Zoca was originally a small bastion between the two larger Orange and King’s Bastions. This had been the site of a fortification since Gibraltar’s Moorish period when there was a tower here on the old Moorish city wall. In 1627 when Gibraltar was under Spanish control, the tower was reduced and by the time of the Great Siege (1779-1783) it had become a broad platform incorporating an artillery battery.
The British moved the defensive wall from the old Line Wall Curtain to the new Prince Albert’s Front. This left a gap between the old Line Wall and the new Albert front. This was initially used for military purposes but more recently as a garage. Inside this garage it is still possible to see the base of one of the Moorish Towers.

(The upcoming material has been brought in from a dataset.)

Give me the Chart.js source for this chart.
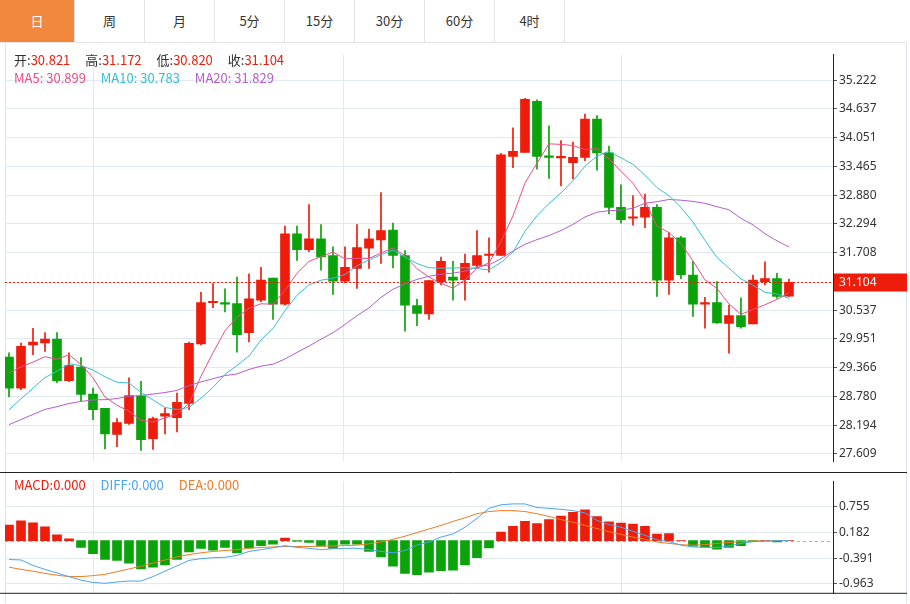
<!DOCTYPE html>
<html>
<head>
<meta charset="utf-8">
<script src="https://cdn.jsdelivr.net/npm/chart.js@4/dist/chart.umd.min.js"></script>
<style>
  body { margin: 0; background: #fff; font-family: "Noto Sans CJK SC", "Noto Sans", sans-serif; }
  #wrap { position: relative; width: 910px; height: 604px; overflow: hidden; }
  #tabs { position: absolute; left: 0; top: 0; height: 42px; width: 907px; border-bottom: 1px solid #e3e3e3; }
  .tab { position: absolute; top: 0; height: 42px; width: 70px; line-height: 42px; text-align: center;
         font-size: 13px; color: #333; border-right: 1px solid #e3e3e3; box-sizing: border-box; }
  .tab.on { background: #f2883e; color: #fff; }
  #frame { position: absolute; left: 5px; top: 43px; width: 900px; height: 560px; border-left: 1px solid #dde3ea; border-right: 1px solid #dde3ea; }
  canvas { position: absolute; left: 0; }
  .info { position: absolute; font-size: 13px; white-space: nowrap; }
  .info span { margin-right: 12px; }
  .k { color: #333; } .v { color: #ee1c0b; }
</style>
</head>
<body>
<div id="wrap">
  <div id="tabs"></div>
  <div id="frame"></div>
  <canvas id="main" style="top:45px" width="907" height="426"></canvas>
  <canvas id="macd" style="top:472px" width="907" height="131"></canvas>
  <div class="info" style="left:14px;top:50px">
    <span><b class="k" style="font-weight:normal">开:</b><b class="v" style="font-weight:normal">30.821</b></span>
    <span><b class="k" style="font-weight:normal">高:</b><b class="v" style="font-weight:normal">31.172</b></span>
    <span><b class="k" style="font-weight:normal">低:</b><b class="v" style="font-weight:normal">30.820</b></span>
    <span><b class="k" style="font-weight:normal">收:</b><b class="v" style="font-weight:normal">31.104</b></span>
  </div>
  <div class="info" style="left:14px;top:68px">
    <span style="color:#ea4d87">MA5: 30.899</span>
    <span style="color:#33bfd6">MA10: 30.783</span>
    <span style="color:#b45ecb">MA20: 31.829</span>
  </div>
  <div class="info" style="left:14px;top:475px">
    <span style="color:#ee1c0b">MACD:0.000</span>
    <span style="color:#4ca5ee">DIFF:0.000</span>
    <span style="color:#f07c24">DEA:0.000</span>
  </div>
</div>
<script>
var tabNames = ["日", "周", "月", "5分", "15分", "30分", "60分", "4时"];

var opens  = [29.58,28.95,29.83,29.87,29.95,29.10,29.38,28.83,28.54,28.01,28.23,28.79,27.92,28.38,28.35,28.64,29.85,30.69,30.69,30.67,
              30.08,30.74,31.19,30.66,32.09,31.77,31.99,31.65,31.13,31.39,31.80,31.97,32.17,31.65,30.63,30.46,31.12,31.21,31.16,31.45,
              31.65,31.65,33.67,33.75,34.79,33.68,33.64,33.54,33.65,34.43,33.74,32.63,32.41,32.43,32.63,31.15,32.01,31.25,30.66,30.69,
              30.27,30.43,30.26,31.12,31.18,30.821];
var highs  = [29.67,29.87,30.17,30.08,30.08,29.67,29.57,28.95,28.54,28.33,29.16,29.09,28.36,28.54,28.85,29.89,30.90,31.08,30.97,31.21,
              31.28,31.41,31.19,32.25,32.25,32.69,32.28,31.83,31.83,32.28,32.19,32.93,32.31,31.75,30.76,31.14,31.62,31.53,31.68,32.16,
              32.01,33.73,34.25,34.85,34.82,34.29,33.99,33.96,34.53,34.50,33.88,33.09,32.87,32.90,32.69,32.12,32.04,31.53,30.80,31.12,
              30.64,30.79,31.25,31.52,31.29,31.172];
var lows   = [28.77,28.92,29.63,29.70,29.06,29.08,28.69,28.31,27.71,27.76,28.21,27.68,27.70,28.02,28.06,28.51,29.83,30.59,30.50,29.68,
              29.89,30.71,30.35,30.64,31.55,31.73,31.35,30.86,31.10,30.98,31.39,31.49,31.40,30.11,30.22,30.35,31.05,30.74,30.74,31.42,
              31.31,31.65,33.44,33.75,33.41,33.22,33.07,33.21,33.58,33.39,32.50,32.31,32.27,32.22,30.82,30.86,31.18,30.41,30.17,30.27,
              29.66,30.17,30.26,31.05,30.78,30.820];
var closes = [28.95,29.80,29.89,29.95,29.10,29.41,28.82,28.51,28.02,28.25,28.80,27.90,28.33,28.43,28.66,29.86,30.69,30.71,30.67,30.04,
              30.77,31.15,30.66,32.09,31.77,31.99,31.62,31.13,31.41,31.81,31.99,32.16,31.65,30.64,30.47,31.14,31.53,31.15,31.49,31.65,
              31.68,33.70,33.77,34.83,33.67,33.65,33.65,33.65,34.43,33.74,32.63,32.38,32.43,32.63,31.15,32.01,31.26,30.66,30.69,30.28,
              30.43,30.20,31.15,31.18,30.82,31.104];
// closes before the first visible candle (only used for the moving averages)
var prevCloses = [27.7,27.8,27.9,28.0,28.1,28.0,27.9,27.9,27.8,27.9,27.6,27.7,27.8,27.8,27.9,29.2,29.4,29.4,29.36];

var macdBars = [0.35,0.44,0.40,0.31,0.13,0.04,-0.15,-0.29,-0.42,-0.44,-0.50,-0.63,-0.59,-0.54,-0.42,-0.25,-0.17,-0.21,-0.15,-0.27,
                -0.16,-0.11,-0.08,0.06,-0.01,-0.04,-0.12,-0.17,-0.08,-0.08,-0.24,-0.36,-0.57,-0.73,-0.76,-0.70,-0.67,-0.66,-0.54,-0.38,
                -0.16,0.19,0.32,0.43,0.38,0.47,0.55,0.63,0.69,0.54,0.42,0.39,0.37,0.32,0.15,0.16,0.0,-0.12,-0.14,-0.19,
                -0.15,-0.11,-0.02,0.01,-0.03,0.0];
var diff = [-0.42,-0.43,-0.55,-0.64,-0.72,-0.80,-0.88,-0.93,-0.95,-0.92,-0.90,-0.90,-0.80,-0.68,-0.56,-0.44,-0.40,-0.38,-0.37,-0.33,
            -0.24,-0.20,-0.16,-0.11,-0.15,-0.17,-0.20,-0.18,-0.17,-0.17,-0.20,-0.24,-0.27,-0.22,-0.10,-0.03,0.08,0.15,0.30,0.50,
            0.72,0.80,0.82,0.82,0.74,0.72,0.70,0.67,0.62,0.45,0.36,0.30,0.21,0.12,0.02,-0.02,-0.10,-0.14,-0.15,-0.15,
            -0.12,-0.06,-0.02,-0.01,0.0,0.0];
var dea = [-0.59,-0.64,-0.68,-0.73,-0.77,-0.80,-0.80,-0.78,-0.75,-0.69,-0.63,-0.57,-0.50,-0.43,-0.36,-0.31,-0.27,-0.24,-0.22,-0.20,
           -0.17,-0.15,-0.14,-0.13,-0.13,-0.13,-0.12,-0.12,-0.11,-0.10,-0.07,-0.03,0.03,0.10,0.18,0.26,0.34,0.43,0.51,0.60,
           0.65,0.67,0.67,0.65,0.60,0.54,0.47,0.41,0.34,0.27,0.20,0.14,0.08,0.03,-0.03,-0.06,-0.09,-0.10,-0.09,-0.06,
           -0.04,-0.02,-0.01,0,0,0];

var priceTicks = [35.222, 34.637, 34.051, 33.465, 32.880, 32.294, 31.708, 31.104, 30.537, 29.951, 29.366, 28.780, 28.194, 27.609];
var macdTicks = [0.755, 0.182, -0.391, -0.963];
var lastPrice = 31.104;
var vLines = [7, 27.83, 51];

var UP = "#ee1c0b", DOWN = "#0aa30a", GRID = "#e2eaf1";

var tabsDiv = document.getElementById("tabs");
tabNames.forEach(function (t, i) {
  var d = document.createElement("div");
  d.className = "tab" + (i == 0 ? " on" : "");
  d.style.left = (i == 0 ? 0 : 75 + (i - 1) * 70) + "px";
  if (i == 0) d.style.width = "75px";
  d.textContent = t;
  tabsDiv.appendChild(d);
});

var allCloses = prevCloses.concat(closes);
function ma(n) {
  var out = [];
  for (var i = 0; i < closes.length; i++) {
    var j = i + prevCloses.length, s = 0;
    for (var k = j - n + 1; k <= j; k++) s += allCloses[k];
    out.push({ x: i, y: s / n });
  }
  return out;
}

var colors = closes.map(function (c, i) { return c >= opens[i] ? UP : DOWN; });
var wicks = lows.map(function (l, i) { return { x: i, y: [l, highs[i]] }; });
var bodies = opens.map(function (o, i) {
  var c = closes[i];
  if (Math.abs(c - o) < 0.03) c = o + (c >= o ? 0.03 : -0.03);
  return { x: i, y: [o, c] };
});

var xMin = -0.333, xMax = 68.67;
Chart.defaults.font.family = "'Noto Sans', 'DejaVu Sans', sans-serif";
Chart.defaults.animation = false;

function xScale() {
  return { type: "linear", min: xMin, max: xMax, offset: false, bounds: "ticks", display: false, grid: { display: false } };
}
function yScale(min, max, ticks) {
  return {
    position: "right", min: min, max: max,
    afterBuildTicks: function (s) { s.ticks = ticks.map(function (v) { return { value: v }; }); },
    afterFit: function (s) { s.width = 74; },
    border: { color: "#222", width: 1 },
    grid: { color: GRID, tickColor: "#555", tickLength: 4, drawTicks: true },
    ticks: { color: "#333", font: { size: 12 }, padding: 2, callback: function (v) { return v.toFixed(3); } }
  };
}

var decor = {
  id: "decor",
  beforeDatasetsDraw: function (chart) {
    var ctx = chart.ctx, a = chart.chartArea, xs = chart.scales.x;
    ctx.save();
    ctx.strokeStyle = GRID; ctx.lineWidth = 1;
    vLines.forEach(function (v) {
      var x = Math.round(xs.getPixelForValue(v)) + 0.5;
      ctx.beginPath(); ctx.moveTo(x, a.top); ctx.lineTo(x, a.bottom); ctx.stroke();
    });
    ctx.restore();
  }
};

var priceLine = {
  id: "priceLine",
  afterDraw: function (chart) {
    var ctx = chart.ctx, a = chart.chartArea, y = Math.round(chart.scales.y.getPixelForValue(lastPrice)) + 0.5;
    ctx.save();
    ctx.strokeStyle = UP; ctx.setLineDash([2, 2]); ctx.lineWidth = 1;
    ctx.beginPath(); ctx.moveTo(a.left, y); ctx.lineTo(a.right, y); ctx.stroke();
    ctx.setLineDash([]);
    ctx.fillStyle = UP; ctx.fillRect(a.right + 1, y - 9, 73, 18);
    ctx.fillStyle = "#fff"; ctx.font = "12px 'Noto Sans'"; ctx.textBaseline = "middle";
    ctx.fillText(lastPrice.toFixed(3), a.right + 6, y);
    ctx.restore();
  }
};

new Chart(document.getElementById("main"), {
  type: "bar",
  data: {
    datasets: [
      { type: "line", data: ma(5), borderColor: "#ea4d87", borderWidth: 1, pointRadius: 0, order: 0 },
      { type: "line", data: ma(10), borderColor: "#33bfd6", borderWidth: 1, pointRadius: 0, order: 0 },
      { type: "line", data: ma(20), borderColor: "#b45ecb", borderWidth: 1, pointRadius: 0, order: 0 },
      { data: wicks, backgroundColor: colors, barThickness: 1, grouped: false, order: 2 },
      { data: bodies, backgroundColor: colors, barThickness: 9, grouped: false, order: 1 }
    ]
  },
  options: {
    responsive: false,
    layout: { padding: { left: 5, right: 0, top: 0, bottom: 0 } },
    plugins: { legend: { display: false }, tooltip: { enabled: false } },
    scales: { x: xScale(), y: yScale(27.45, 35.75, priceTicks) }
  },
  plugins: [decor, priceLine]
});

var zeroLine = {
  id: "zeroLine",
  beforeDatasetsDraw: function (chart) {
    var ctx = chart.ctx, a = chart.chartArea, y = Math.round(chart.scales.y.getPixelForValue(0)) + 0.5;
    ctx.save();
    ctx.strokeStyle = "#7fc4cf"; ctx.setLineDash([3, 3]); ctx.lineWidth = 1;
    ctx.beginPath(); ctx.moveTo(a.left, y); ctx.lineTo(a.right, y); ctx.stroke();
    ctx.setLineDash([]);
    ctx.strokeStyle = "#222";
    ctx.beginPath(); ctx.moveTo(a.left - 5, 0.5); ctx.lineTo(a.right + 74, 0.5); ctx.stroke();
    ctx.beginPath(); ctx.moveTo(a.left - 5, a.bottom - 0.5); ctx.lineTo(a.right + 74, a.bottom - 0.5); ctx.stroke();
    ctx.restore();
  }
};

new Chart(document.getElementById("macd"), {
  type: "bar",
  data: {
    datasets: [
      { type: "line", data: diff.map(function (v, i) { return { x: i, y: v }; }), borderColor: "#4ca5ee", borderWidth: 1, pointRadius: 0, order: 0 },
      { type: "line", data: dea.map(function (v, i) { return { x: i, y: v }; }), borderColor: "#f07c24", borderWidth: 1, pointRadius: 0, order: 0 },
      { data: macdBars.map(function (v, i) { return { x: i, y: v }; }), backgroundColor: macdBars.map(function (v) { return v >= 0 ? UP : DOWN; }), barThickness: 9, order: 1 }
    ]
  },
  options: {
    responsive: false,
    layout: { padding: { left: 5, right: 0, top: 0, bottom: 0 } },
    plugins: { legend: { display: false }, tooltip: { enabled: false } },
    scales: { x: xScale(), y: yScale(-1.184, 1.326, macdTicks) }
  },
  plugins: [decor, zeroLine]
});
</script>
</body>
</html>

ZOnca Flank had a new RMLs gun installed 1877–79, at a cost of £4,095. This 12.5 inch rifled muzzle-loading (RML) gun installed in a casemate built on top of the platform. The gun was protected by an iron shield. The gun mounting was the same as those used on King’s Bastion, Princess Alexandras and Wellington Front (North Bastion). The 1841 British Plan shows that Zonca Flank was built primarily for barrack accommodation and to provide flanking fire to the north and south. The Catholic Community Centre was built on top of the battery in 1969 after Charles Caruana raised funds for its construction via the Gibraltar International Song Festival.Although the battery itself remained intact, the 12.5 inch gun was removed from its mounting and relocated to a nearby position on the ground. In 2010 plans to demolish the community centre and expose the battery were announced. The news was welcomed by the Gibraltar Heritage Trust.